DJ Times: Dave, you don’t have a classical education in music, but you’ve been DJing for 17 years. Can you explain how your real-world experience has led you to where you are now?
Dresden: My training has literally been in the DJ booth. It started in the late-’80s in Connecticut, in a little club that probably no longer exists. I really wanted to be a DJ and Moby played [a venue] called The Café. He was the cool DJ in town that everybody wanted to hang out with. I went to this place when I was 16 or 17 and I was hooked on it. The music that he was playing was Goth and dance and he played some hip-hop and acid-house music, too. Finally, after a year of going to this place and feeling the vibe for the dancing, I finally became a DJ. Moby was like, “If you wanna be a DJ, you’re gonna have to play vinyl. And you’re bopping your head like a DJ, but your mixes don’t come-out right.”
DJ Times: Moby taught you how to DJ?
Dresden: Yeah, and he taught me music theory. Before then, it was all Greek to me. He explained the four-counts to me—that was the most important lesson that anybody had ever taught me. Moby said, “Get two copies of the same song.” So I pulled-out Soul II Soul, and he was like, “Find the same point in the song that’s playing and hit play.” When I heard the two tracks going together, I understood what was going on. Back then, it took a lot longer to learn, because records weren’t made by DJs. Somebody many years later was like, “Hey, you mix great, but you don’t mix keys right.” I didn’t understand. I just thought that as long as the beats matched, that’s fine. So, when they taught me that there’s a method to the madness that really opened the floodgates for me. I was able to start doing live remixes because I had more trust in my abilities.

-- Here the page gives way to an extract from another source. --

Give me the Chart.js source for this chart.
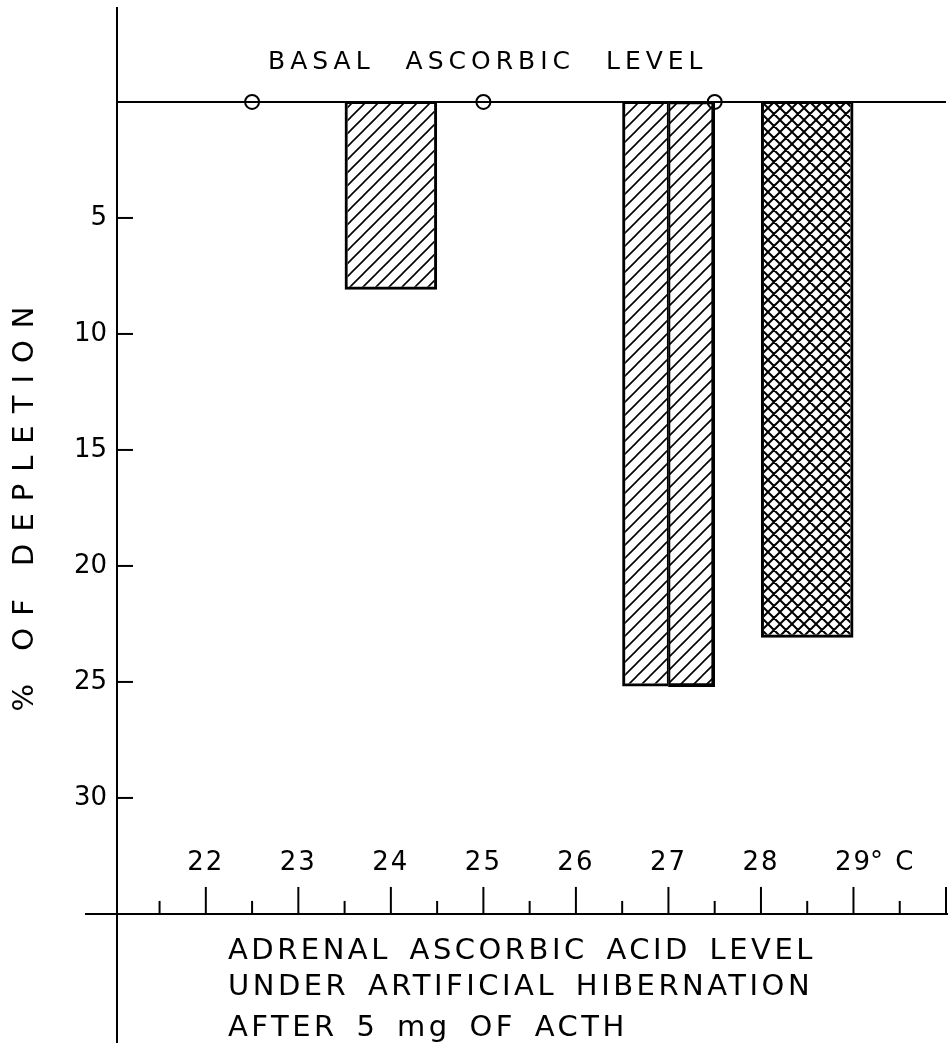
<!DOCTYPE html>
<html><head><meta charset="utf-8">
<script src="https://cdn.jsdelivr.net/npm/chart.js@4.4.0/dist/chart.umd.min.js"></script>
<style>html,body{margin:0;padding:0;background:#fff}#wrap{width:948px;height:1049px}canvas{display:block}</style>
</head><body><div id="wrap"><canvas id="c" width="948" height="1049"></canvas></div>
<script>
// ---- data ----
const xRange = [21.04, 30];          // temperature axis extent (°C)
const yRange = [-4.05, 40.52];       // depletion axis extent (%)
const barStarts = [23.5, 26.5, 27.0, 28.0];
const barEnds   = [24.5, 27.0, 27.5, 29.0];
const barDepletion = [8.1, 25.2, 25.2, 23.1];
const barPatterns = ['hatch', 'hatch', 'hatch', 'cross'];
const basalTemps = [22.5, 25, 27.5];
const basalValues = [0, 0, 0];
const yTickValues = [5, 10, 15, 20, 25, 30];
const xMajorTicks = [22, 23, 24, 25, 26, 27, 28, 29, 30];
const xMajorLabels = ['22', '23', '24', '25', '26', '27', '28', '29', ''];
const xMinorTicks = [21.5, 22.5, 23.5, 24.5, 25.5, 26.5, 27.5, 28.5, 29.5];
const xUnitSuffix = '° C';
const xAxisAt = 35;
const basalLevel = 0;
const yTitle = '% OF DEPLETION';
const basalLabel = 'BASAL ASCORBIC LEVEL';
const titleLines = ['ADRENAL ASCORBIC ACID LEVEL', 'UNDER ARTIFICIAL HIBERNATION', 'AFTER 5 mg OF ACTH'];

const FONT = '"DejaVu Sans", sans-serif';
const canvas = document.getElementById('c');
const mainCtx = canvas.getContext('2d');

function makePattern(kind) {
  const s = kind === 'cross' ? 12 : 13;
  const c = document.createElement('canvas'); c.width = s; c.height = s;
  const g = c.getContext('2d');
  g.strokeStyle = '#000'; g.lineWidth = kind === 'cross' ? 2 : 1.6; g.lineCap = 'square';
  g.beginPath();
  g.moveTo(-2, s + 2); g.lineTo(s + 2, -2);
  g.moveTo(-2, 2); g.lineTo(2, -2);
  g.moveTo(s - 2, s + 2); g.lineTo(s + 2, s - 2);
  if (kind === 'cross') {
    g.moveTo(-2, -2); g.lineTo(s + 2, s + 2);
    g.moveTo(s - 2, -2); g.lineTo(s + 2, 2);
    g.moveTo(-2, s - 2); g.lineTo(2, s + 2);
  }
  g.stroke();
  return mainCtx.createPattern(c, 'repeat');
}
const patterns = { hatch: makePattern('hatch'), cross: makePattern('cross') };

const barSets = barStarts.map((s, i) => {
  const e = barEnds[i];
  const leftShared = barEnds.includes(s);
  const rightShared = barStarts.includes(e);
  return {
    type: 'bar',
    data: [{ x: (s + e) / 2, y: barDepletion[i] }],
    backgroundColor: patterns[barPatterns[i]],
    borderColor: '#000',
    borderWidth: { top: 2, bottom: 3, left: leftShared ? 1.5 : 3, right: rightShared ? 1.5 : 3 },
    borderSkipped: false,
    grouped: false,
    categoryPercentage: 1,
    barPercentage: 1,
    order: 3
  };
});

const basalLine = {
  type: 'line',
  data: [{ x: xRange[0], y: basalLevel }, { x: xRange[1], y: basalLevel }],
  borderColor: '#000', borderWidth: 2, pointRadius: 0, order: 1
};
const basalPoints = {
  type: 'scatter',
  data: basalTemps.map((t, i) => ({ x: t, y: basalValues[i] })),
  pointRadius: 7, pointBorderWidth: 2, pointBorderColor: '#000',
  pointBackgroundColor: 'rgba(0,0,0,0)', order: 0
};

const decor = {
  id: 'decor',
  afterDraw(chart) {
    const ctx = chart.ctx, xs = chart.scales.x, ys = chart.scales.y;
    const axisY = ys.getPixelForValue(xAxisAt);
    ctx.save();
    ctx.strokeStyle = '#000'; ctx.fillStyle = '#000'; ctx.lineWidth = 2; ctx.lineCap = 'butt';
    const seg = (x1, y1, x2, y2) => { ctx.beginPath(); ctx.moveTo(x1, y1); ctx.lineTo(x2, y2); ctx.stroke(); };
    // temperature axis
    seg(xs.left - 32, axisY, xs.right + 2, axisY);
    xMajorTicks.forEach(v => { const p = xs.getPixelForValue(v); seg(p, axisY, p, axisY - 27); });
    xMinorTicks.forEach(v => { const p = xs.getPixelForValue(v); seg(p, axisY, p, axisY - 13); });
    // depletion ticks pointing inward
    yTickValues.forEach(v => { const p = ys.getPixelForValue(v); seg(ys.right, p, ys.right + 16, p); });
    // temperature labels
    ctx.font = '26px ' + FONT; ctx.textBaseline = 'middle'; ctx.letterSpacing = '2px'; ctx.textAlign = 'left';
    const lastIdx = xMajorLabels.map(l => !!l).lastIndexOf(true);
    xMajorLabels.forEach((lab, i) => {
      if (!lab) return;
      const p = xs.getPixelForValue(xMajorTicks[i]);
      const w = ctx.measureText(lab).width;
      ctx.fillText(lab, p - w / 2, axisY - 51);
      if (i === lastIdx) ctx.fillText(xUnitSuffix, p + w / 2 - 2, axisY - 51);
    });
    // y title
    ctx.save();
    ctx.translate(25, 503); ctx.rotate(-Math.PI / 2);
    ctx.font = '29px ' + FONT; ctx.letterSpacing = '12px'; ctx.textAlign = 'center';
    ctx.fillText(yTitle, 0, 0);
    ctx.restore();
    // basal label
    ctx.font = '25px ' + FONT; ctx.letterSpacing = '5px'; ctx.wordSpacing = '18px'; ctx.textAlign = 'left';
    ctx.fillText(basalLabel, 268, 62);
    // bottom title
    ctx.font = '29px ' + FONT; ctx.letterSpacing = '3.5px'; ctx.wordSpacing = '6px';
    const ty = [951, 987, 1028];
    titleLines.forEach((t, i) => ctx.fillText(t, 228, ty[i]));
    ctx.restore();
  }
};

const chart = new Chart(mainCtx, {
  type: 'bar',
  data: { datasets: [...barSets, basalLine, basalPoints] },
  options: {
    responsive: false, animation: false, devicePixelRatio: 1,
    layout: { autoPadding: false, padding: { top: 8, right: 2, bottom: 7, left: 0 } },
    plugins: { legend: { display: false }, tooltip: { enabled: false } },
    scales: {
      x: {
        type: 'linear', min: xRange[0], max: xRange[1], display: false, offset: false,
        afterBuildTicks: s => { s.ticks = [...xMinorTicks, ...xMajorTicks].sort((a, b) => a - b).map(v => ({ value: v })); }
      },
      y: {
        type: 'linear', reverse: true, min: yRange[0], max: yRange[1],
        afterBuildTicks: s => { s.ticks = yTickValues.map(v => ({ value: v })); },
        afterFit: s => { s.width = 117; s.paddingTop = 0; s.paddingBottom = 0; s.paddingLeft = 0; s.paddingRight = 0; },
        grid: { display: false, drawTicks: false },
        border: { display: true, color: '#000', width: 2 },
        ticks: { color: '#000', font: { family: 'DejaVu Sans', size: 26 }, padding: 10 }
      }
    }
  },
  plugins: [decor]
});

// size each bar to span its temperature interval on the library's x scale
const xs = chart.scales.x;
barSets.forEach((ds, i) => {
  const ruler = chart.getDatasetMeta(i).controller._getRuler();
  const want = Math.abs(xs.getPixelForValue(barEnds[i]) - xs.getPixelForValue(barStarts[i]));
  ds.barPercentage = want / ruler.min;
});
chart.update();
</script>
</body></html>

DJ Times: You’ve remixed Britney Spears’ “Me Against The Music” for Jive Records on an all-powerful Mac G4 laptop while touring Europe, using software like E-Magic’s ES1 soft-synth and Mercury. Have you ever recorded with analog compressors and synths or other high-end equipment, and how do you feel about recording in digital using software versus using analog gear?
Gabriel: When we’re recording, it’s different [from when we remix], because when we record, I use a tube compressor. It definitely gives a nice sound, especially when we’re recording guitar or a voice. Recording in digital versus analog, you can’t reproduce the sound exactly. Do I think that I get more music done having a studio full of digital gear that I can control and have no hassle? Yes! With me, the pleasure is in creating new sounds, and not worrying about the old ones that I may or may not be creating. Out with the old and in with the new, that’s my philosophy. I’m not afraid to not have the warmth of analog. I’d rather figure out something else to do.

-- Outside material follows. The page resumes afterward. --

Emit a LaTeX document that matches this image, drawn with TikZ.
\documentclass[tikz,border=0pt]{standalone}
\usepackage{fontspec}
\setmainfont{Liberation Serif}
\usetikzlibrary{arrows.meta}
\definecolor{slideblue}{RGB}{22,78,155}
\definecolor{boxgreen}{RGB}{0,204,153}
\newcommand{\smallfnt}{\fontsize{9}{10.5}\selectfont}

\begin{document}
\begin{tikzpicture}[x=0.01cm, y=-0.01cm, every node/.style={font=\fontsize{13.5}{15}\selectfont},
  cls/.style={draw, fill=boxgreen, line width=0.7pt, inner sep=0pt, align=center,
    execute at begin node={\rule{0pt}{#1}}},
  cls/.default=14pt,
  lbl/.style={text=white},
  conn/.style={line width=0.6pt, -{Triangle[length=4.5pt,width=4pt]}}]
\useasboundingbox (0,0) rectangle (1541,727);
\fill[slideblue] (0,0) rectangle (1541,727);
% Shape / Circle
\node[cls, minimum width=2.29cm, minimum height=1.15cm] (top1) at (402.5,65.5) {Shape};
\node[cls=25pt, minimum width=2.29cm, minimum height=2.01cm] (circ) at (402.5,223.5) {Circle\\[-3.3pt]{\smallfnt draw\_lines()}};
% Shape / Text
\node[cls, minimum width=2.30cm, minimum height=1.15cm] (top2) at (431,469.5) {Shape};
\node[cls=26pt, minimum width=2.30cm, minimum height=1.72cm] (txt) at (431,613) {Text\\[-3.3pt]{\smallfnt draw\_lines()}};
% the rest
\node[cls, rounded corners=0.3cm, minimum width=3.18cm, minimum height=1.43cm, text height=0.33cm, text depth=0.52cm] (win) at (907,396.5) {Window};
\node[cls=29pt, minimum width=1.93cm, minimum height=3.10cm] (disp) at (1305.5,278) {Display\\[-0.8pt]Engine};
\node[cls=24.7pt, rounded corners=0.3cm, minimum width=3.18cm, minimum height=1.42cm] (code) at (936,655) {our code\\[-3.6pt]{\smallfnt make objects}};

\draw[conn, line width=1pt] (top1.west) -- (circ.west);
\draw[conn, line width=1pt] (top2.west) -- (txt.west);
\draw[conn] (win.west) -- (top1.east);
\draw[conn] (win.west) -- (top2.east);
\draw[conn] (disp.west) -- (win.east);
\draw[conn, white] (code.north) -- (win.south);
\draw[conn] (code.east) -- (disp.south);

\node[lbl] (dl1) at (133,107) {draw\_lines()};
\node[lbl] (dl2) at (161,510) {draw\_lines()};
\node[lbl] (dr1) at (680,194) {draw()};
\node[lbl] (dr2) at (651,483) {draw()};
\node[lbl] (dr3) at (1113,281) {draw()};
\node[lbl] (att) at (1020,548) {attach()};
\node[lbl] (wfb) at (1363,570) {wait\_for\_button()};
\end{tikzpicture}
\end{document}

DJ Times: Winter Music Conference 2004 was your three-year anniversary. How important was WMC 2004 to you both, considering the awards that you picked-up?

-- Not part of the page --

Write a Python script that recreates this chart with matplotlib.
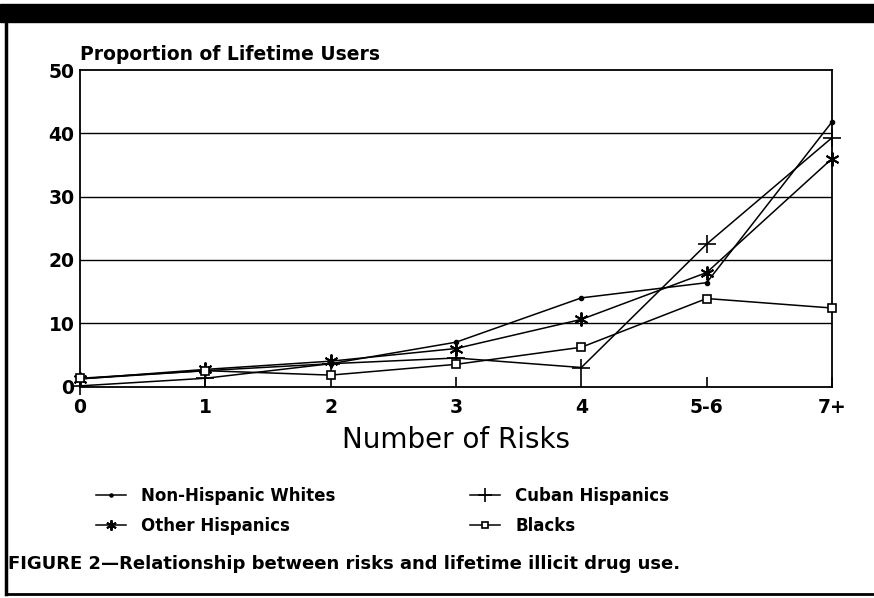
import numpy as np
import matplotlib
matplotlib.use("Agg")
from matplotlib import pyplot as plt
from matplotlib.lines import Line2D
from matplotlib.patches import Rectangle

plt.rcParams['font.family'] = ['DejaVu Sans']

risks = ["0", "1", "2", "3", "4", "5-6", "7+"]
whites = [1.2, 2.5, 3.6, 7.0, 14.0, 16.4, 41.8]
cuban = [0.1, 1.3, 3.6, 4.5, 3.0, 22.5, 39.3]
other = [1.2, 2.7, 4.0, 6.0, 10.6, 18.0, 36.0]
blacks = [1.3, 2.5, 1.8, 3.5, 6.2, 13.9, 12.4]
yticks = [0, 10, 20, 30, 40, 50]

W, H = 874, 598
fig = plt.figure(figsize=(W/100, H/100), dpi=100)
ax = fig.add_axes([80/W, 1-386.5/H, (832-80)/W, (386.5-70)/H])

x = np.arange(len(risks))
lw = 1.1
ax.plot(x, whites, color="black", lw=lw, marker="o", ms=3, label="Non-Hispanic Whites", clip_on=False, zorder=3)
ax.plot(x, other, color="black", lw=lw, marker=(6, 2, 0), ms=10, mew=1.4, label="Other Hispanics", clip_on=False, zorder=3)
ax.plot(x, cuban, color="black", lw=lw, marker="+", ms=13, mew=1.2, label="Cuban Hispanics", clip_on=False, zorder=3)
ax.plot(x, blacks, color="black", lw=lw, marker="s", ms=6, mfc="white", mew=1.2, label="Blacks", clip_on=False, zorder=3)

for g in yticks[1:-1]:
    ax.axhline(g, color="black", lw=1.0, zorder=1)

ax.set_xlim(0, len(risks)-1)
ax.set_ylim(0, 50)
ax.set_xticks(x)
ax.set_xticklabels(risks, fontsize=13.5, fontweight="bold")
ax.set_yticks(yticks)
ax.set_yticklabels([str(v) for v in yticks], fontsize=13.5, fontweight="bold")
ax.tick_params(axis="x", direction="in", length=7, width=1.2, pad=8)
ax.tick_params(axis="y", length=0, pad=4)
for s in ax.spines.values():
    s.set_linewidth(1.3)

ax.text(0, 1.02, "Proportion of Lifetime Users", transform=ax.transAxes,
        fontsize=13.5, fontweight="bold", ha="left", va="bottom")
ax.set_xlabel("Number of Risks", fontsize=20, labelpad=7)

h, l = ax.get_legend_handles_labels()
fig.legend(h, l, ncol=2, loc="upper left", bbox_to_anchor=(81/W, 1-472/H),
           frameon=False, prop={"weight": "bold", "size": 12}, markerscale=0.75,
           handlelength=1.8, columnspacing=8.1, labelspacing=0.7, handletextpad=0.9)

fig.text(8/W, 1-564/H, "FIGURE 2\u2014Relationship between risks and lifetime illicit drug use.",
         fontsize=13.0, fontweight="bold", ha="left", va="center")

# frame around the figure
fig.patches.append(Rectangle((0, 1-22/H), 1, 18/H, transform=fig.transFigure,
                             color="black", zorder=5))
fig.lines.append(Line2D([5.5/W, 5.5/W], [1-22/H, 1-594/H], transform=fig.transFigure,
                        color="black", lw=2.5))
fig.lines.append(Line2D([5.5/W, 1], [1-594/H, 1-594/H], transform=fig.transFigure,
                        color="black", lw=2.0))

fig.savefig("out.png", dpi=100)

Gabriel: I think [WMC] is important. As a DJ, we did a broadcast for XM Satellite Radio, and we did the DanceStar Awards show. For us, Winter Music [Conference] ended up being more of a publicity thing. Everyone knows it’s turned into a party thing.
DJ Times: Tell me about WMC 2001, when the two of you met for the first time.
Dresden: It was my first year of having a cellphone [laughs], because in order to be a scout for Pete Tong, you’re gonna have to have a cellphone in Miami. I was just going crazy looking for new music. I was also working for Groove Radio at the time, and we did live broadcasts from the top of the Giant Hotel every evening. Leon Alexander from Hope Records was also a DJ. I had been talking to Josh 10 minutes earlier about Mixman software, when I saw him run over to Leon and hand him a record [“Wave 3”] that was really well thought-out. I went up to Josh and found that it was the record he’d been making. We had CD players in the rooms of the hotel, so I ran into the room and popped in the demo Josh had given me, and I was floored by what I heard. I listened to it twice. I ran out and told Josh, “Dude, you just made the bomb record, and you sampled OMD! You are the coolest motherfucker I’ve ever met.”
Gabriel: [laughs]
Dresden: So, I said, “I need to get a copy for Pete [Tong]. He’s gonna be on the boat tomorrow, so if you get me another copy, I’ll get it to him.” Two weeks later, it was on Radio 1. That’s pretty much how we started the relationship.
DJ Times: Dave, do you still produce solo, under the moniker Attention Deficit?
Dresden: Yeah.
DJ Times: And Josh, you also work apart from Dave as part of a group called Andain?
Gabriel: Yeah, and I also do my own stuff, under “Josh Gabriel.”
DJ Times: Tell me how your work together – as Gabriel & Dresden – is different from your work apart.
Dresden: I’ve learned volumes about production from watching Josh. When I work with Ryeland [Allison] as Attention Deficit, I take a lot of the production things that I’ve learned [from Josh].
DJ Times: Dave, you used to work for Promo Only. How did your experience as a club DJ contribute to that job?
Dresden: I was an A&R guy for six or seven years for them doing programming. Promo Only was an extension of my DJing. I wanted to give DJs an opportunity to have all the music that they’d need, be it the hot underground songs that are gonna breakthrough, the remix of the pop song on the radio, or the things they couldn’t buy in the store. I used my experience as being a DJ in the clubs as a proving ground. I always wanted to make life easier for DJs, because when I started, life was not easy for me as a DJ. Now, I get to apply that same ethic to making music. I want to make records that make DJs look good!